- Job
Skip all pictures, then copy the lines from the start of the data through the line with "- round(log(datum.value)/LN10)) <", keeping both ends.

(Figure scripts)
--*--

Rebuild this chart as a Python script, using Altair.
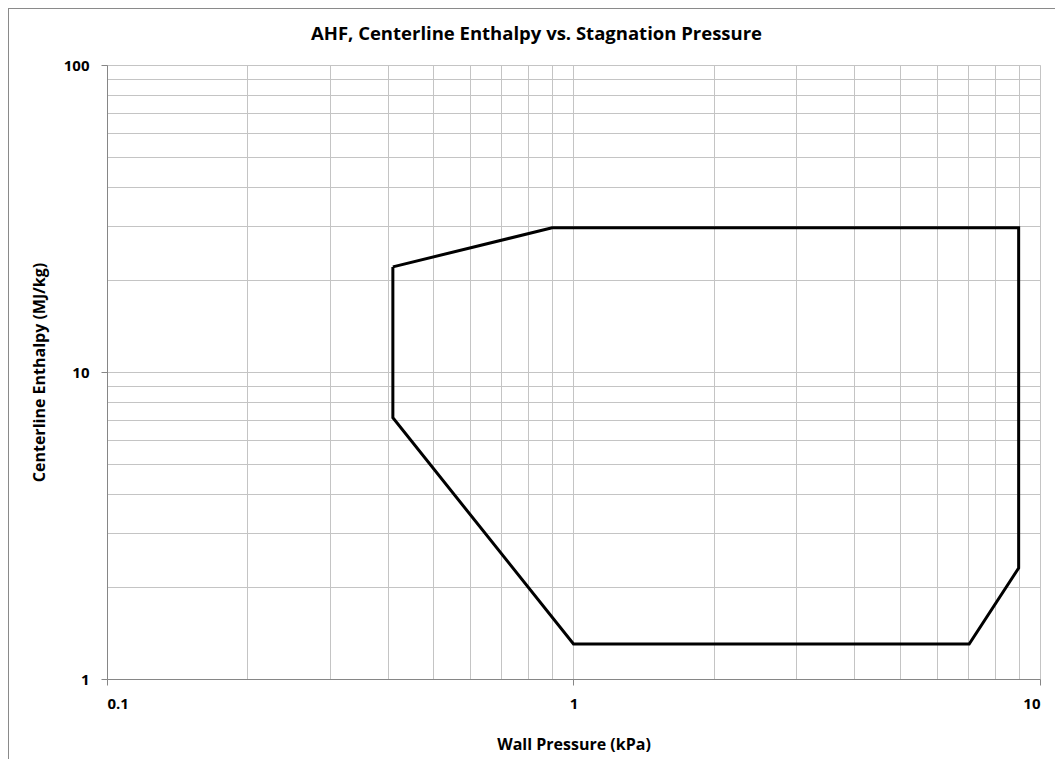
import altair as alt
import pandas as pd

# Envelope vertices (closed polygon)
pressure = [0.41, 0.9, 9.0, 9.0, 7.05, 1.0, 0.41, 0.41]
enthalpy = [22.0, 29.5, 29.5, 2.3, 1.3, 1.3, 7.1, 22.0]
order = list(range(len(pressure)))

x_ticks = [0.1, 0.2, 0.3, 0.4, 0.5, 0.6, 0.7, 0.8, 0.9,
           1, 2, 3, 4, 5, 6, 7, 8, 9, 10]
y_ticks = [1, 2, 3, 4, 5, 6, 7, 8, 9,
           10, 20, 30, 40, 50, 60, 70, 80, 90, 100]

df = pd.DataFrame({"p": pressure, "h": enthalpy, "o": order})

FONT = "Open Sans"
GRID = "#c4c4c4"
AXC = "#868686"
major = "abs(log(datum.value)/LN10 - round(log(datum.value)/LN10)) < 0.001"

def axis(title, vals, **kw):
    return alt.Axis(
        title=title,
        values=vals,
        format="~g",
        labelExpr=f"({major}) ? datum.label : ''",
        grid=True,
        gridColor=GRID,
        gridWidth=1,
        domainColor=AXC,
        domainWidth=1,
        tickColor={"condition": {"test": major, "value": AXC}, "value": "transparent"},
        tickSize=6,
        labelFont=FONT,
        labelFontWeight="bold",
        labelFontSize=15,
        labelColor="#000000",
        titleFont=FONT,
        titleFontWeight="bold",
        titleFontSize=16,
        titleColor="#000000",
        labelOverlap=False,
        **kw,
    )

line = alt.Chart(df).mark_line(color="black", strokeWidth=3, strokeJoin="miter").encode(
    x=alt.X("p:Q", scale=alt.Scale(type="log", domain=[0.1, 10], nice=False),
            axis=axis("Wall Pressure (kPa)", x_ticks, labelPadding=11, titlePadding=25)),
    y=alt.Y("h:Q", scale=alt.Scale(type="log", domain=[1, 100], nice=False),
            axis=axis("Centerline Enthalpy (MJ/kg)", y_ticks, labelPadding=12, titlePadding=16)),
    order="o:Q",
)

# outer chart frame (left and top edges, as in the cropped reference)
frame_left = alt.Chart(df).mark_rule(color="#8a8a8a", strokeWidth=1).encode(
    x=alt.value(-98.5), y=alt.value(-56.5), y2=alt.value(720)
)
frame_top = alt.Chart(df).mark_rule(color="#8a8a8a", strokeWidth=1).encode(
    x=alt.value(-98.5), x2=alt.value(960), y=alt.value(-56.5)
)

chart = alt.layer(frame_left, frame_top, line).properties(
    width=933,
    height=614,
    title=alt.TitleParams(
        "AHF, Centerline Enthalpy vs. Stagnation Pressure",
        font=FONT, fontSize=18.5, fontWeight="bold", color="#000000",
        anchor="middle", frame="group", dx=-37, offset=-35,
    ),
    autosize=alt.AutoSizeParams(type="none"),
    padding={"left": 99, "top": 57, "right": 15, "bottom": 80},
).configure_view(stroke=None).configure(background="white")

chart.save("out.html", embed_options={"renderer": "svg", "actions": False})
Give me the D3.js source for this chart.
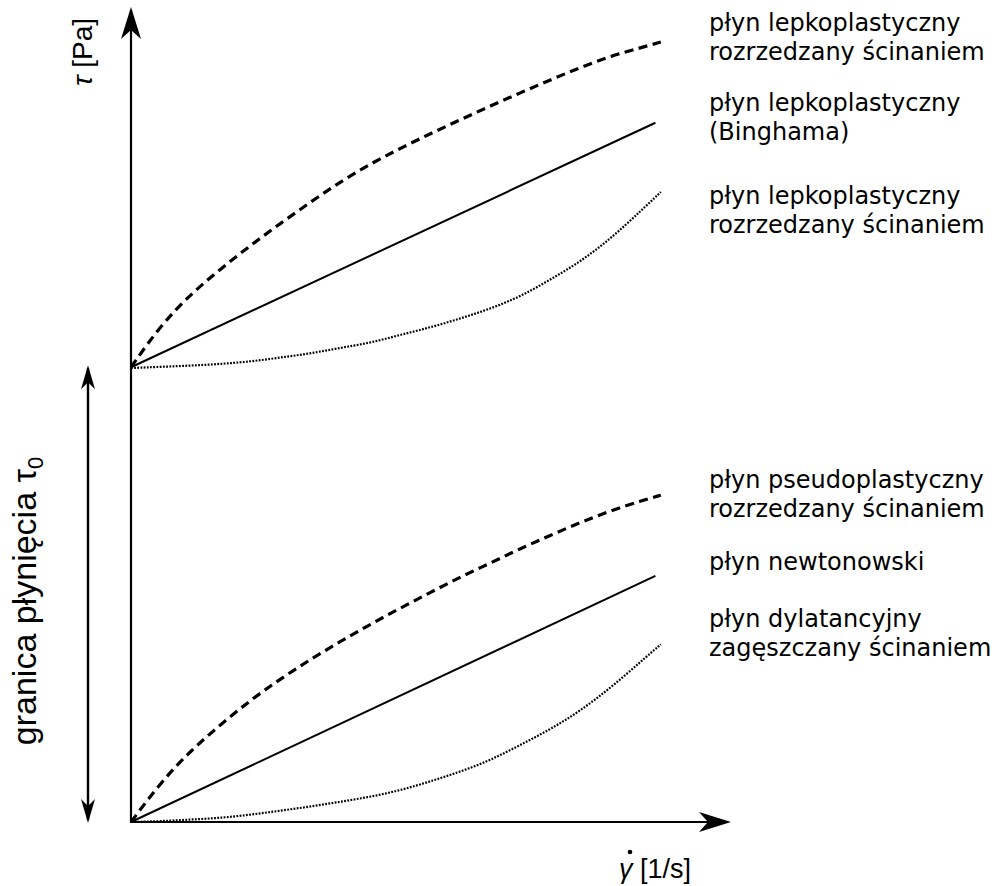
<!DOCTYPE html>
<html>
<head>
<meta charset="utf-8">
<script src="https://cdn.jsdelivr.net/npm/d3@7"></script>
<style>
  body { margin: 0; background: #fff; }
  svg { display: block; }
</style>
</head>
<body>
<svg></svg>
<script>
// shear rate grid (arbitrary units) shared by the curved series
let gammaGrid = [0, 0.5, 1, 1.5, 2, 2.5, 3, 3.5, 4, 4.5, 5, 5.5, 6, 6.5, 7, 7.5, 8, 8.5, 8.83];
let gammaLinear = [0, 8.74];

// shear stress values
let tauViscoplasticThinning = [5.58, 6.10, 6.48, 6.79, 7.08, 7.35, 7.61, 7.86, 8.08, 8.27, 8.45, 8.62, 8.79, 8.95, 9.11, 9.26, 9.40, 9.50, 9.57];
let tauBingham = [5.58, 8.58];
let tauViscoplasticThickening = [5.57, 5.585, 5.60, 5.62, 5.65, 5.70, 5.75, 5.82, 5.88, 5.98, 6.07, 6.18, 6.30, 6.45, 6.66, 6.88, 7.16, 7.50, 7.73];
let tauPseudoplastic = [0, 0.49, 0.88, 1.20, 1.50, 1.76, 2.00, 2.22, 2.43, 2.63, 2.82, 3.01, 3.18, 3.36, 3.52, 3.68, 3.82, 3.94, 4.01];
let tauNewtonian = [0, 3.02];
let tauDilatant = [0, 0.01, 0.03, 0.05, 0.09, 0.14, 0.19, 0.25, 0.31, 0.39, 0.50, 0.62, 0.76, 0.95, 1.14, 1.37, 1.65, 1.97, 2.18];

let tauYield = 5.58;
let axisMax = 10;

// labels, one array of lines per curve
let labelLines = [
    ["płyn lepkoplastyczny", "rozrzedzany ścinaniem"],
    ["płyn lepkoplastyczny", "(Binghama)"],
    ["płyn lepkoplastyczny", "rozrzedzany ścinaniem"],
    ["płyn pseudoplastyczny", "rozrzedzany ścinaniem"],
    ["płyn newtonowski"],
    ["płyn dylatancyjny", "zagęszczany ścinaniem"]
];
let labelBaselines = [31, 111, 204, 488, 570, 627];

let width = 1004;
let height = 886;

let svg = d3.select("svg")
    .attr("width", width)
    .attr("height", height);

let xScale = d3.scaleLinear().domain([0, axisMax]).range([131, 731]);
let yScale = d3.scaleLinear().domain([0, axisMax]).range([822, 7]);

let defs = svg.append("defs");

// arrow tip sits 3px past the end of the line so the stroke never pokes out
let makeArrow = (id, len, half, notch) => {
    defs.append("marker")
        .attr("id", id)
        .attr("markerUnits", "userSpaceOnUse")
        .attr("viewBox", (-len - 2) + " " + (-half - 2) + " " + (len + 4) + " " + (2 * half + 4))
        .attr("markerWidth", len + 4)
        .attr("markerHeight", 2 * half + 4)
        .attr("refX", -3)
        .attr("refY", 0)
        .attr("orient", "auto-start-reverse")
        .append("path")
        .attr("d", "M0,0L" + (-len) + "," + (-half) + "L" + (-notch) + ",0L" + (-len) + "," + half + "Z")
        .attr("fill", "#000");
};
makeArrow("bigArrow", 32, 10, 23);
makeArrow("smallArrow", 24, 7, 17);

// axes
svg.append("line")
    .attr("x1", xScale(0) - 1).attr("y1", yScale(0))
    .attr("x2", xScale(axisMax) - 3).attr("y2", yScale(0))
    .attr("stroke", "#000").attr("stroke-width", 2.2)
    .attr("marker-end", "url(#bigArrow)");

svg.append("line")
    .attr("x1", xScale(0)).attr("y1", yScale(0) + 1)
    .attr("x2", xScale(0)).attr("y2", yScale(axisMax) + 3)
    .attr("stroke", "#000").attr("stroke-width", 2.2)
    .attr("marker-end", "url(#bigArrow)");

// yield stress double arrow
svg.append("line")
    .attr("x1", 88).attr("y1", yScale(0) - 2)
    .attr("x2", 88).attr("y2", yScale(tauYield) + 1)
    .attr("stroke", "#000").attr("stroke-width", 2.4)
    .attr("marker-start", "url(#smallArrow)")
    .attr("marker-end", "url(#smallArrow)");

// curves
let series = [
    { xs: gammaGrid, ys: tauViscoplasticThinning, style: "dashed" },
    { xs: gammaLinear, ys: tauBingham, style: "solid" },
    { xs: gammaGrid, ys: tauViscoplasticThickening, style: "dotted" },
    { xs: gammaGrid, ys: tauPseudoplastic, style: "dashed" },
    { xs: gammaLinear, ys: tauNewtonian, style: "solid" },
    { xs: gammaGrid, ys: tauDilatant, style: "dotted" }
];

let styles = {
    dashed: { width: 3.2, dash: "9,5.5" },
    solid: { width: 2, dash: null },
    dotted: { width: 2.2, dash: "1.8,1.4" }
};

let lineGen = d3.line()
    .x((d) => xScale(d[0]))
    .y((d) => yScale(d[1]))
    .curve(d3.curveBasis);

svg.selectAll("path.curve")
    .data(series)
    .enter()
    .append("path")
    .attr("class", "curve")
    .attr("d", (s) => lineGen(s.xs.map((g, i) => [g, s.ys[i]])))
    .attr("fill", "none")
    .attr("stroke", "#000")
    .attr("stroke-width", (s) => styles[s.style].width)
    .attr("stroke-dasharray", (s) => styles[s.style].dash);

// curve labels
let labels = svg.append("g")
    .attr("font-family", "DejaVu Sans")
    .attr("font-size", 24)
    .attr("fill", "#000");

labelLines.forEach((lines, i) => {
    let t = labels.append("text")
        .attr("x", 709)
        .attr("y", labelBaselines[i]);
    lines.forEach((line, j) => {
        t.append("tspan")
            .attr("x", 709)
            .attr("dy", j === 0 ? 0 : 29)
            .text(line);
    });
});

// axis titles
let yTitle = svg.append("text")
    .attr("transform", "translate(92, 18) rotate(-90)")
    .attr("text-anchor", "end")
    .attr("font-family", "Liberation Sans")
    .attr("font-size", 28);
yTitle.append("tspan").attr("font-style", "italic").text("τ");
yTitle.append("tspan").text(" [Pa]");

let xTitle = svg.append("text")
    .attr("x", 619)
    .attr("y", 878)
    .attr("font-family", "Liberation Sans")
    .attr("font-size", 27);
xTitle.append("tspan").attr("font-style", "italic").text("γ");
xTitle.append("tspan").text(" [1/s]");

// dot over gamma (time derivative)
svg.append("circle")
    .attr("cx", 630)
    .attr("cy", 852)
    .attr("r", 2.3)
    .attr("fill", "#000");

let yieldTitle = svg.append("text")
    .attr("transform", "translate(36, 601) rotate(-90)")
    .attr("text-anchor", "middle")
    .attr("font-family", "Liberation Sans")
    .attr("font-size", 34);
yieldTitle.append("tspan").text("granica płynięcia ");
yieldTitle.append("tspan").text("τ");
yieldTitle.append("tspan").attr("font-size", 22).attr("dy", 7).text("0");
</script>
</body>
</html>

--*--

- Exercise output
Rebuild this chart as a Python script, using Altair.
import altair as alt
import pandas as pd

# Envelope vertices (closed polygon)
pressure = [0.41, 0.9, 9.0, 9.0, 7.05, 1.0, 0.41, 0.41]
enthalpy = [22.0, 29.5, 29.5, 2.3, 1.3, 1.3, 7.1, 22.0]
order = list(range(len(pressure)))

x_ticks = [0.1, 0.2, 0.3, 0.4, 0.5, 0.6, 0.7, 0.8, 0.9,
           1, 2, 3, 4, 5, 6, 7, 8, 9, 10]
y_ticks = [1, 2, 3, 4, 5, 6, 7, 8, 9,
           10, 20, 30, 40, 50, 60, 70, 80, 90, 100]

df = pd.DataFrame({"p": pressure, "h": enthalpy, "o": order})

FONT = "Open Sans"
GRID = "#c4c4c4"
AXC = "#868686"
major = "abs(log(datum.value)/LN10 - round(log(datum.value)/LN10)) < 0.001"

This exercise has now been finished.